Killdeer Ambulance Service to receive financial help
MANNING -- More financial help is on the way for the Killdeer Ambulance Service.
Of the $5.8 million in Dunn County's special projects fund, the county's commission agreed to commit $300,000 of it to the ambulance service, using money collected from permit fees for crew camps.
Bob Schettler, a member of the Killdeer Ambulance Service board of directors, said the ambulance service is struggling to meet expenses as the area grows.
"Things have popped up a lot quicker and a lot harder than we thought they would, and in order to fulfill our schedule now, we have three individuals on full-time status, which means we're paying them," he said at Wednesday's commission meeting at the Dunn County Courthouse, where Schettler made the ambulance service's request for additional funding.
At least two people are on call 24 hours a day, seven days a week, with total employee salaries this year estimated to cost $73,300, Schettler said.
"We budgeted $140,000 for salaries, but we're going to be a little short," he said. "We've got a building project going and we have completed our two houses for low-cost employee living, so we can hire somebody in here because if they can't find housing, reasonable housing, it's hard to get anybody."
So far for 2013, Schettler said there have been 125 calls. In all of 2012, there were 288 calls and in 2011, there were 210 calls.
"It's jumped," he said. "To top it all off, a good percentage of these we don't collect on.
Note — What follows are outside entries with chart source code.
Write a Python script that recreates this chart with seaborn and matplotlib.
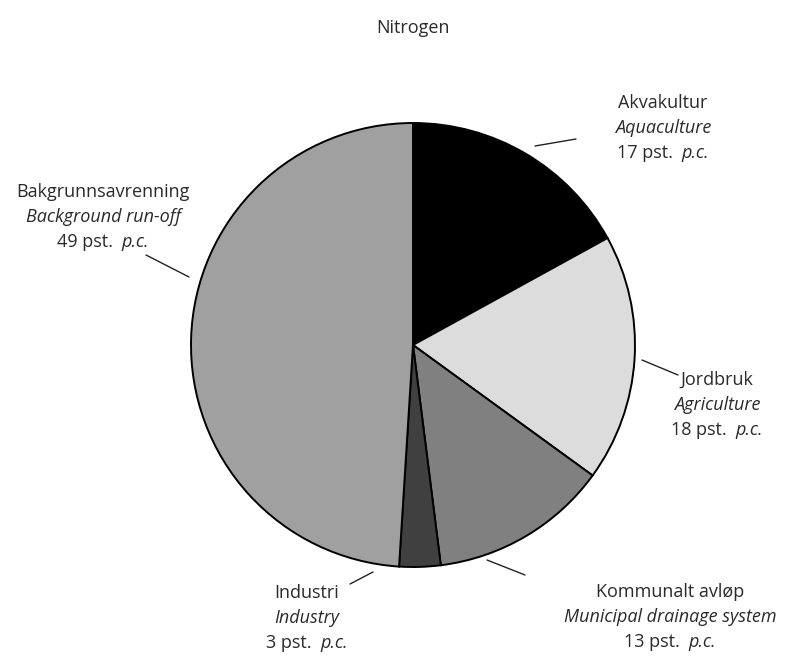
import matplotlib
matplotlib.use("Agg")
import matplotlib.pyplot as plt
import seaborn as sns

sns.set_theme(style="white")
plt.rcParams['font.family'] = ['Open Sans', 'DejaVu Sans']

# Data
names_no = ["Akvakultur", "Jordbruk", "Kommunalt avløp", "Industri", "Bakgrunnsavrenning"]
names_en = ["Aquaculture", "Agriculture", "Municipal drainage system", "Industry", "Background run-off"]
shares = [17, 18, 13, 3, 49]
colors = ["#000000", "#dcdcdc", "#808080", "#404040", "#a0a0a0"]
title = "Nitrogen"

W, H = 799, 657
fig = plt.figure(figsize=(W / 100, H / 100), dpi=100)
ax = fig.add_axes([0, 0, 1, 1])
ax.set_xlim(0, W)
ax.set_ylim(0, H)
ax.set_aspect('equal')
ax.axis('off')

def Y(y):
    return H - y

cx, cy, r = 413, 345, 222
ax.pie(shares, colors=colors, startangle=90, counterclock=False,
       center=(cx, Y(cy)), radius=r,
       wedgeprops=dict(edgecolor="black", linewidth=1.4))
ax.set_xlim(0, W)
ax.set_ylim(0, H)

txtcol = "#2a2a2a"
fs = 13

ax.text(413, Y(28), title, ha='center', va='center', fontsize=fs, color=txtcol)

# label centers (x, first line y) and leader lines
label_pos = [(663, 103), (717, 380), (670, 592), (307, 593), (103, 192)]
leaders = [((535, 146), (576, 139)), ((642, 360), (678, 375)),
           ((487, 560), (525, 575)), ((373, 572), (350, 584)),
           ((146, 255), (189, 277))]
dy = 25

fig.canvas.draw()
renderer = fig.canvas.get_renderer()

for i in range(len(shares)):
    x, y = label_pos[i]
    ax.text(x, Y(y), names_no[i], ha='center', va='center', fontsize=fs, color=txtcol)
    ax.text(x, Y(y + dy), names_en[i], ha='center', va='center', fontsize=fs,
            color=txtcol, style='italic')
    t1 = ax.text(0, Y(y + 2 * dy), f"{shares[i]} pst.  ", ha='left', va='center',
                 fontsize=fs, color=txtcol)
    t2 = ax.text(0, Y(y + 2 * dy), "p.c.", ha='left', va='center', fontsize=fs,
                 color=txtcol, style='italic')
    w1 = t1.get_window_extent(renderer).width
    w2 = t2.get_window_extent(renderer).width
    total = w1 + w2
    x0 = x - total / 2
    t1.set_x(x0)
    t2.set_x(x0 + w1)
    (a, b) = leaders[i]
    ax.plot([a[0], b[0]], [Y(a[1]), Y(b[1])], color="#222222", linewidth=1.0)

fig.savefig("out.png", dpi=100, facecolor="white")
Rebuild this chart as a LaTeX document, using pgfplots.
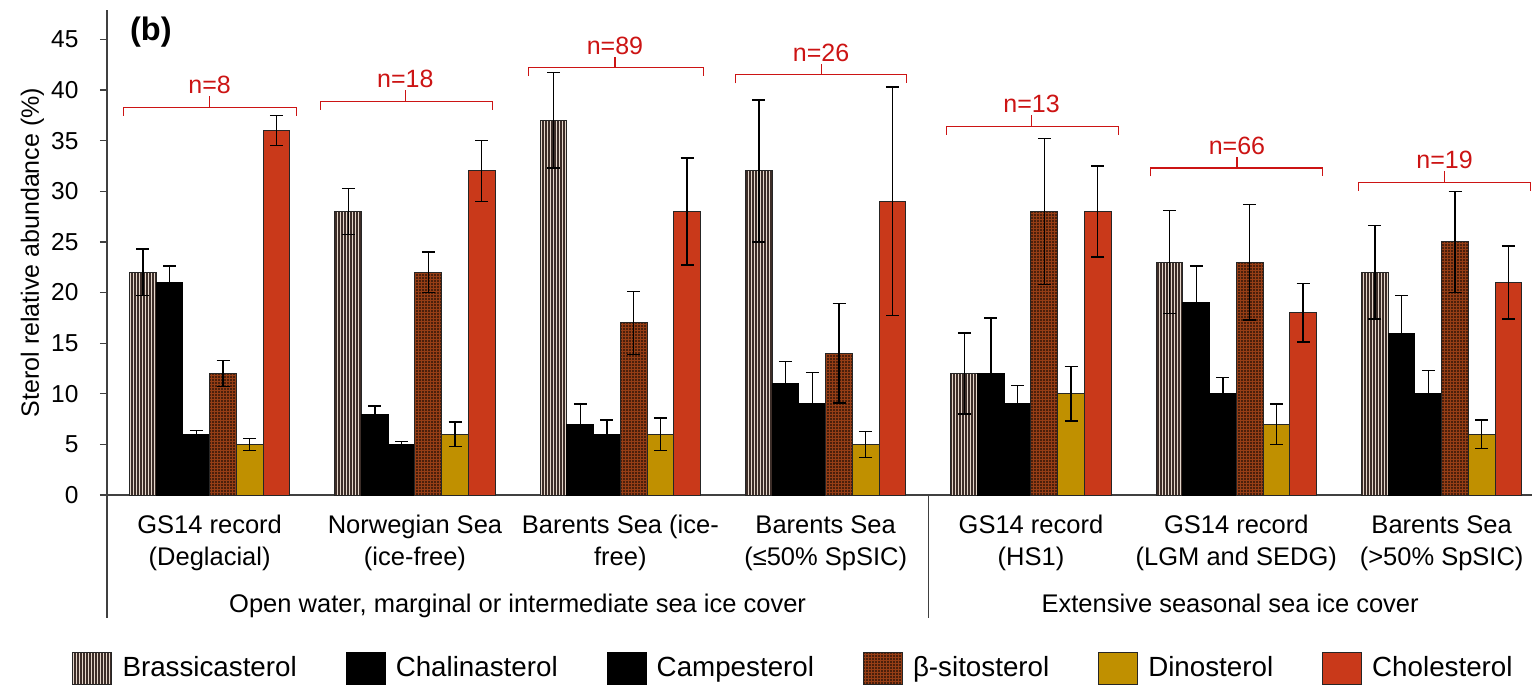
\documentclass[border=0pt]{standalone}
\usepackage{fontspec}
\setmainfont{Liberation Sans}
\usepackage{pgfplots}
\pgfplotsset{compat=1.18}
\usepackage{pgfplotstable}
\usetikzlibrary{patterns.meta}

\definecolor{brassbg}{RGB}{228,214,202}
\definecolor{brassln}{RGB}{60,45,40}
\definecolor{sitobg}{RGB}{150,62,22}
\definecolor{dino}{RGB}{192,144,0}
\definecolor{chol}{RGB}{201,57,26}
\definecolor{nred}{RGB}{204,20,20}
\definecolor{axgray}{RGB}{64,64,64}

\pgfplotstableread{
x brass brassE chal chalE camp campE sito sitoE dino dinoE chol cholE
0 22 2.3 21 1.6 6 0.4 12 1.3 5 0.6 36 1.5
1 28 2.3 8 0.8 5 0.3 22 2.0 6 1.2 32 3.0
2 37 4.7 7 2.0 6 1.4 17 3.1 6 1.6 28 5.3
3 32 7.0 11 2.2 9 3.1 14 4.9 5 1.3 29 11.3
4 12 4.0 12 5.5 9 1.8 28 7.2 10 2.7 28 4.5
5 23 5.1 19 3.6 10 1.6 23 5.7 7 2.0 18 2.9
6 22 4.6 16 3.7 10 2.3 25 5.0 6 1.4 21 3.6
}\data

\pgfplotsset{
  legbox/.style={legend image code/.code={\draw[##1] (0pt,-6.4pt) rectangle (15.6pt,6.4pt);}},
  eb/.style={error bars/.cd, y dir=both, y explicit,
     error bar style={black, line width=0.55pt},
     error mark options={rotate=90, black, mark size=2.6pt, line width=0.55pt}},
}

\newcommand{\brk}[5]{%
  \draw[nred, line width=0.45pt] ([yshift=-3.4pt]axis cs:#1,#4) -- (axis cs:#1,#4) -- (axis cs:#2,#4) -- ([yshift=-3.4pt]axis cs:#2,#4);
  \draw[nred, line width=0.45pt] (axis cs:#3,#4) -- ([yshift=4.4pt]axis cs:#3,#4);
  \node[anchor=base, inner sep=0pt, text=nred, font=\fontsize{10}{12}\selectfont] at ([yshift=5.4pt]axis cs:#3,#4) {#5};
}

\begin{document}
\begin{tikzpicture}
\begin{axis}[
  scale only axis, width=570pt, height=194pt,
  xmin=-0.5, xmax=6.44, ymin=0, ymax=47.9,
  axis x line=bottom, axis y line=left,
  axis line style={-, axgray, line width=0.5pt},
  xtick={0,...,6},
  xticklabels={{GS14 record\\(Deglacial)}, {Norwegian Sea\\(ice-free)}, {Barents Sea (ice-\\free)}, {Barents Sea\\(≤50\% SpSIC)}, {GS14 record\\(HS1)}, {GS14 record\\(LGM and SEDG)}, {Barents Sea\\(>50\% SpSIC)}},
  x tick label style={align=center, anchor=north, yshift=-0.4pt, font=\fontsize{10.2}{12.8}\selectfont},
  xtick style={draw=none, /pgfplots/major tick length=0pt},
  ytick={0,5,...,45}, tick align=outside,
  ytick style={axgray, line width=0.5pt, /pgfplots/major tick length=2.8pt},
  y tick label style={font=\fontsize{9.8}{12}\selectfont, xshift=-3.6pt},
  /pgf/number format/assume math mode=true,
  ylabel={Sterol relative abundance (\%)},
  every axis y label/.style={at={(axis description cs:0,0.5)}, xshift=-29.8pt, rotate=90, anchor=center, font=\fontsize{10}{12}\selectfont},
  clip=false,
  legend columns=6,
  legend style={draw=none, fill=none, at={(axis description cs:0,0)}, anchor=west, xshift=-14pt, yshift=-69.2pt, inner sep=0pt,
    font=\fontsize{11.1}{13}\selectfont,
    /tikz/every odd column/.append style={column sep=2pt},
    /tikz/every even column/.append style={column sep=17.6pt}},
  legend cell align=left,
]
\addplot[ybar, bar width=0.13, bar shift=0pt, fill=brassbg, draw=black!85, line width=0.4pt,
  postaction={pattern={Lines[angle=90,distance=1.2pt,line width=0.45pt]}, pattern color=brassln}, legbox, eb]
  table[x expr=\thisrow{x}-0.325, y=brass, y error=brassE] {\data};
\addlegendentry{Brassicasterol}
\addplot[ybar, bar width=0.13, bar shift=0pt, fill=black, draw=black, line width=0.4pt, legbox, eb]
  table[x expr=\thisrow{x}-0.195, y=chal, y error=chalE] {\data};
\addlegendentry{Chalinasterol}
\addplot[ybar, bar width=0.13, bar shift=0pt, fill=black, draw=black, line width=0.4pt, legbox, eb]
  table[x expr=\thisrow{x}-0.065, y=camp, y error=campE] {\data};
\addlegendentry{Campesterol}
\addplot[ybar, bar width=0.13, bar shift=0pt, fill=sitobg, draw=black!85, line width=0.4pt,
  postaction={pattern={Dots[distance=1.2pt,radius=0.35pt]}, pattern color=black}, legbox, eb]
  table[x expr=\thisrow{x}+0.065, y=sito, y error=sitoE] {\data};
\addlegendentry{β-sitosterol}
\addplot[ybar, bar width=0.13, bar shift=0pt, fill=dino, draw=black!85, line width=0.4pt, legbox, eb]
  table[x expr=\thisrow{x}+0.195, y=dino, y error=dinoE] {\data};
\addlegendentry{Dinosterol}
\addplot[ybar, bar width=0.13, bar shift=0pt, fill=chol, draw=black!85, line width=0.4pt, legbox, eb]
  table[x expr=\thisrow{x}+0.325, y=chol, y error=cholE] {\data};
\addlegendentry{Cholesterol}

\brk{-0.419}{0.425}{0.0}{38.3}{n=8}
\brk{0.538}{1.377}{0.953}{38.9}{n=18}
\brk{1.553}{2.403}{1.974}{42.2}{n=89}
\brk{2.563}{3.393}{2.978}{41.5}{n=26}
\brk{3.588}{4.428}{4.003}{36.4}{n=13}
\brk{4.580}{5.418}{5.003}{32.3}{n=66}
\brk{5.594}{6.433}{6.014}{30.9}{n=19}

\draw[axgray, line width=0.5pt] (axis cs:-0.5,0) -- ([yshift=-49.2pt]axis cs:-0.5,0);
\draw[axgray, line width=0.5pt] (axis cs:3.5,0) -- ([yshift=-49.2pt]axis cs:3.5,0);
\node[anchor=base, font=\fontsize{10.2}{12}\selectfont] at ([yshift=-46.8pt]axis cs:1.5,0) {Open water, marginal or intermediate sea ice cover};
\node[anchor=base, font=\fontsize{10.2}{12}\selectfont] at ([yshift=-46.8pt]axis cs:4.97,0) {Extensive seasonal sea ice cover};
\node[anchor=west, inner sep=0pt, font=\bfseries\fontsize{13}{15}\selectfont] at (axis cs:-0.39,45.7) {(b)};

\coordinate (bl) at (axis cs:-0.5,0);
\coordinate (tr) at (axis cs:6.44,47.9);
\end{axis}
\pgfresetboundingbox
\useasboundingbox ([xshift=-42.8pt,yshift=-76.4pt]bl) rectangle ([yshift=4pt]tr);
\end{tikzpicture}
\end{document}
When we get a street address for the parking lot of Cenex, it's kind of hard to collect on those."
The commission suggested asking the public for another 5 mills to bring the ambulance service up to the 10 mills they can request.
The mill levy for the ambulance service brought in $77,800, but because many non-residents are receiving help, the ambulance service was reluctant to request more funding.
Schettler said they are trying to apply for grants and other funds.
The Killdeer Ambulance Service, serves more than 3,000 people within a 956-square-mile area that includes, homes, oil rigs, crew camps and RV parks, along with serving as mutual aid for neighboring counties and communities.
Anne Hafner, Killdeer Ambulance Service manager, said the assistance from the commission also goes to helping the ambulance service in Halliday -- the only other ambulance service in Dunn County.
"We're starting to really work together a lot, so any help given to us will help them, too," Hafner said.
Because of all of the growth in its services, the Killdeer Ambulance Service purchased a new ambulance with grant money and broke ground last week on a new hall at the corner of Center Avenue and High Street in Killdeer.
The project is estimated to cost $875,000. The new hall is expected to be completed in early 2014.
Schettler said a total of $481,000 in grant funds have been received for the new hall construction, and said a local bank has agreed to loan the ambulance service $200,000, plus interest.
"We're going to be applying for energy-impact grants if there are any available," Schettler said. "We're planning a 5K to help bring in a little money and some awareness to the community."